Did you see this post on the difference between detach() and requires_grad:

" The returned result will be the same, but the version with torch.no_grad will use less memory because it knows from the beginning that no gradients are needed so it doesn’t need to keep intermediary results."

I tried running the discriminator using the alternate requires_grad_ = False, and cannot discern meaningful difference between that and using detach(). Tran, did you observe the same thing?

I’m hearing from some of my colleagues that using requires_grad flag is the best practice.
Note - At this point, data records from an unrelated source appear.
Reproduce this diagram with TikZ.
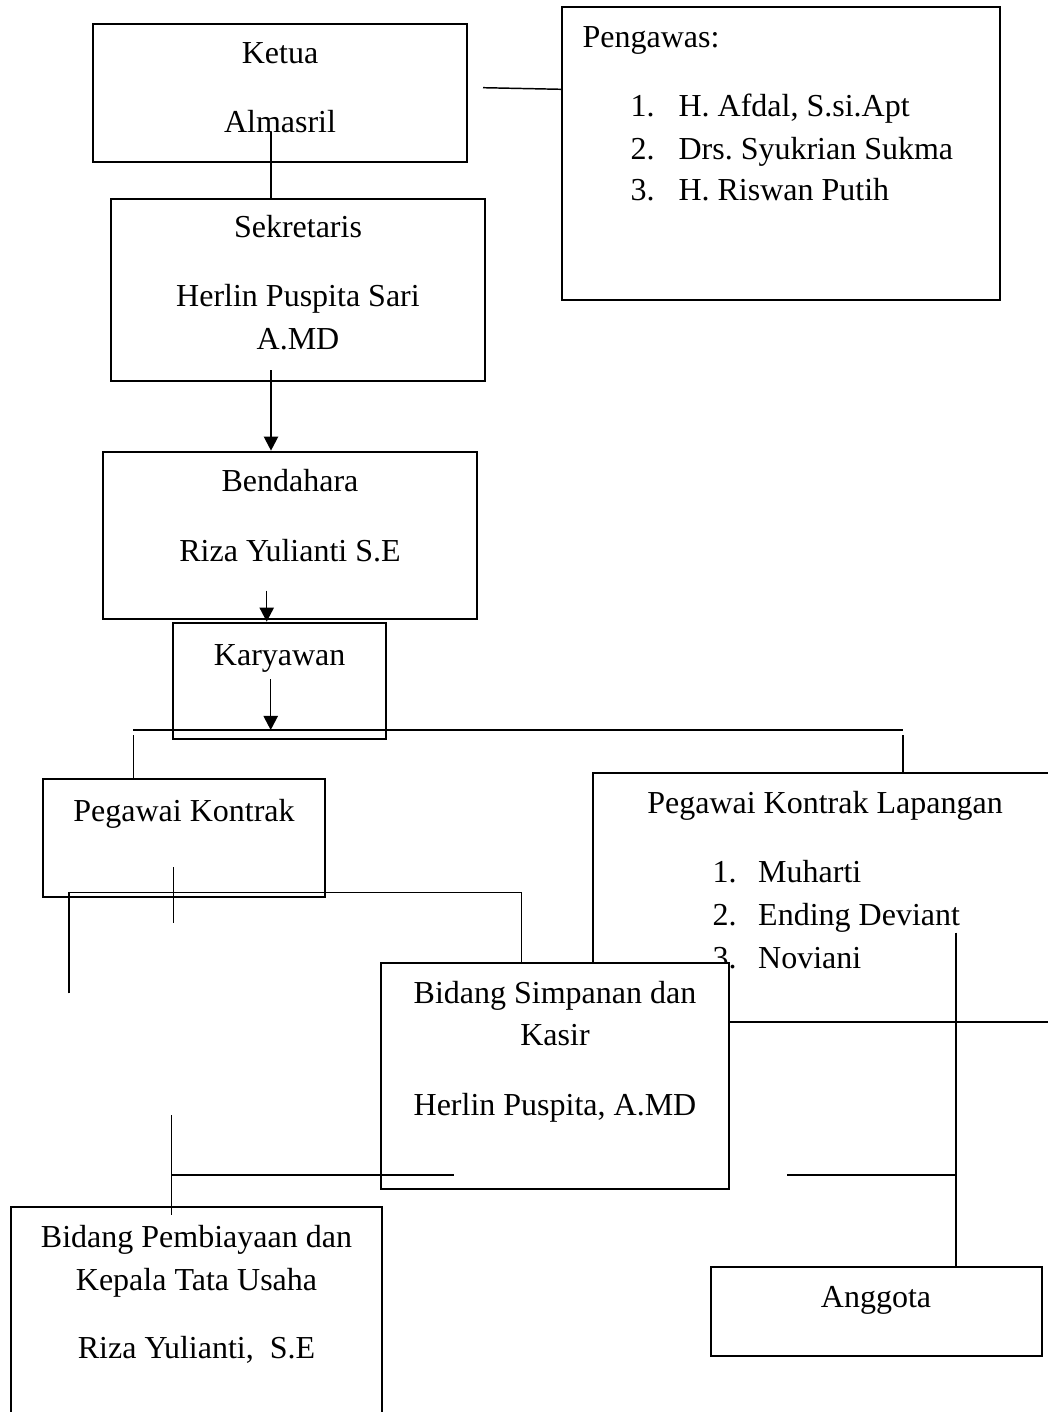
\documentclass[tikz,border=0pt]{standalone}
\usepackage{fontspec}
\setmainfont{Liberation Serif}
\usetikzlibrary{arrows.meta,fit}
\frenchspacing

\begin{document}
\begin{tikzpicture}[x=0.375pt, y=-0.375pt,
  box/.style={draw, line width=0.8pt, inner sep=0pt},
  lbl/.style={anchor=base, inner sep=0pt, font=\fontsize{12}{14}\selectfont},
  item/.style={lbl, anchor=base west},
  conn/.style={line width=0.55pt},
  arr/.style={conn, -{Triangle[length=5.3pt,width=5.4pt]}}]
\useasboundingbox (0,0) rectangle (1047,1412);

% upper part
\node[box, fit={(93,24) (467,162)}] (ketua) {};
\node[lbl] (ketuaA) at (280,63.3) {Ketua};
\node[lbl] (ketuaB) at (280,132.7) {Almasril};

\node[box, fit={(562,7.3) (1000,300)}] (pengawas) {};
\node[item] (pengawasT) at (582,47.3) {Pengawas:};
\node[item] (pn1) at (630,116.7) {1.};
\node[item] (pa1) at (678,116.7) {H. Afdal, S.si.Apt};
\node[item] (pn2) at (630,159.3) {2.};
\node[item] (pa2) at (678,159.3) {Drs. Syukrian Sukma};
\node[item] (pn3) at (630,201) {3.};
\node[item] (pa3) at (678,201) {H. Riswan Putih};

\node[box, fit={(111,199) (485,380.7)}] (sekretaris) {};
\node[lbl] (sekA) at (298,238) {Sekretaris};
\node[lbl] (sekB) at (298,307) {Herlin Puspita Sari};
\node[lbl] (sekC) at (298,350) {A.MD};

\node[box, fit={(103,451.7) (477,619.3)}] (bendahara) {};
\node[lbl] (benA) at (290,491.7) {Bendahara};
\node[lbl] (benB) at (290,561.7) {Riza Yulianti S.E};

\node[box, fit={(173.3,622.7) (386,739.3)}] (karyawan) {};
\node[lbl] (karA) at (279.7,665) {Karyawan};

% lower part
\node[box, fit={(43,779.3) (325,896.7)}] (kontrak) {};
\node[lbl] (konA) at (184,821) {Pegawai Kontrak};

\node[box, fit={(592.7,773.3) (1070,1021.7)}] (lapangan) {};
\node[lbl] (lapA) at (825,813.3) {Pegawai Kontrak Lapangan};
\node[item] (ln1) at (712,882.7) {1.};
\node[item] (la1) at (757.7,882.7) {Muharti};
\node[item] (ln2) at (712,925) {2.};
\node[item] (la2) at (757.7,925) {Ending Deviant};
\node[item] (ln3) at (712,968.3) {3.};
\node[item] (la3) at (757.7,968.3) {Noviani};

\node[box, fill=white, fit={(381,963) (729,1189)}] (simpanan) {};
\node[lbl] (simA) at (555,1003) {Bidang Simpanan dan};
\node[lbl] (simB) at (555,1045) {Kasir};
\node[lbl] (simC) at (555,1115) {Herlin Puspita, A.MD};

\node[box, fit={(11,1207) (381.7,1440)}] (pembiayaan) {};
\node[lbl] (pemA) at (196.5,1247) {Bidang Pembiayaan dan};
\node[lbl] (pemB) at (196.5,1290.3) {Kepala Tata Usaha};
\node[lbl] (pemC) at (196.5,1358.7) {Riza Yulianti,~~S.E};

\node[box, fit={(710.7,1267) (1041.7,1356)}] (anggota) {};
\node[lbl] (angA) at (876,1307) {Anggota};

% loose ends of the lines
\coordinate (pgw) at (483,87.7);
\coordinate (kt) at (271,132);
\coordinate (sk) at (271,370);
\coordinate (bd) at (266.7,590.7);
\coordinate (ky) at (270.7,679.3);
\coordinate (busL) at (133.3,730);
\coordinate (busR) at (903.3,730);
\coordinate (kL) at (133.3,735);
\coordinate (kR) at (903,735);
\coordinate (t1) at (173.3,867.3);
\coordinate (t2) at (173.3,922.7);
\coordinate (s1) at (69,993.3);
\coordinate (s2) at (69,892.7);
\coordinate (s3) at (521.7,892.7);
\coordinate (a1) at (956,932.7);
\coordinate (a2) at (787,1175);
\coordinate (p1) at (171.7,1115);
\coordinate (p2) at (171.7,1215);
\coordinate (p3) at (454,1175);

% connectors
\draw[conn] (pgw) -- (pengawas.west |- 0,89.3);
\draw[conn] (kt) -- (kt |- sekretaris.north);
\draw[arr] (sk) -- (sk |- bendahara.north);
\draw[arr] (bd) -- (bd |- karyawan.north);
\draw[arr] (ky) -- (ky |- busL);
\draw[conn] (busL) -- (busR);
\draw[conn] (kL) -- (kL |- kontrak.north);
\draw[conn] (kR) -- (kR |- lapangan.north);
\draw[conn] (t1) -- (t2);
\draw[conn] (s1) -- (s2) -- (s3) -- (s3 |- simpanan.north);
\draw[conn] (a1) -- (a1 |- anggota.north);
\draw[conn] (a2) -- (a1 |- a2);
\draw[conn] (p1) -- (p2);
\draw[conn] (p1 |- p3) -- (p3);
\end{tikzpicture}
\end{document}
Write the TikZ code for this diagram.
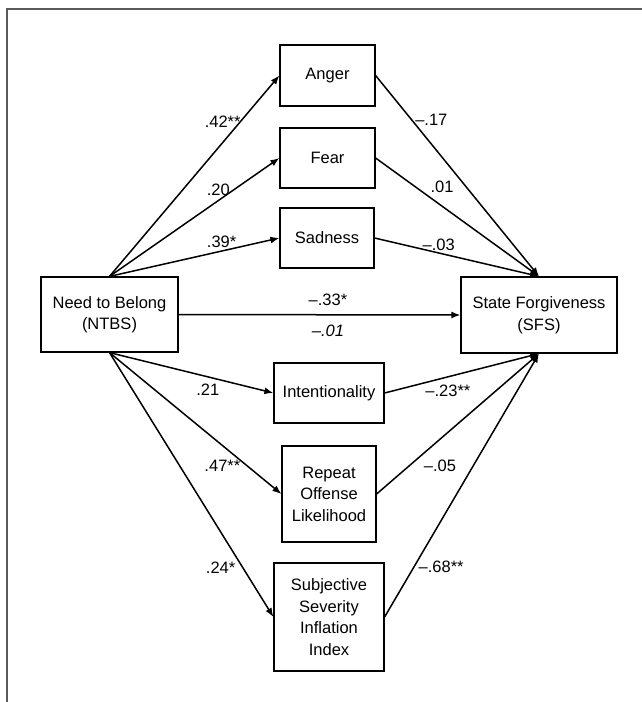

@TRAN_KHANH1, to add to @gautamaltman’s comments:

I can think of one reason you might want to choose to use detach(). Since detach() creates a new tensor, if you use fake.detach() for the discriminator, you could theoretically still use the same fake with your generator where you want the gradients. I think some of the assignments take advantage of this.

I suspect the course developers used detach() in all assignments for consistency to help students focus on the main concepts, but you’re absolutely right that as long as you don’t need/want to reuse fake, the requires_grad_ approach is more efficient.

I neither observed the difference btw the two. However, the purpose of my question is to understand the reason why detach() has been chosen in this specific case instead of requires_grad. But as @Wendy pointed out, it’s most probably for consistency.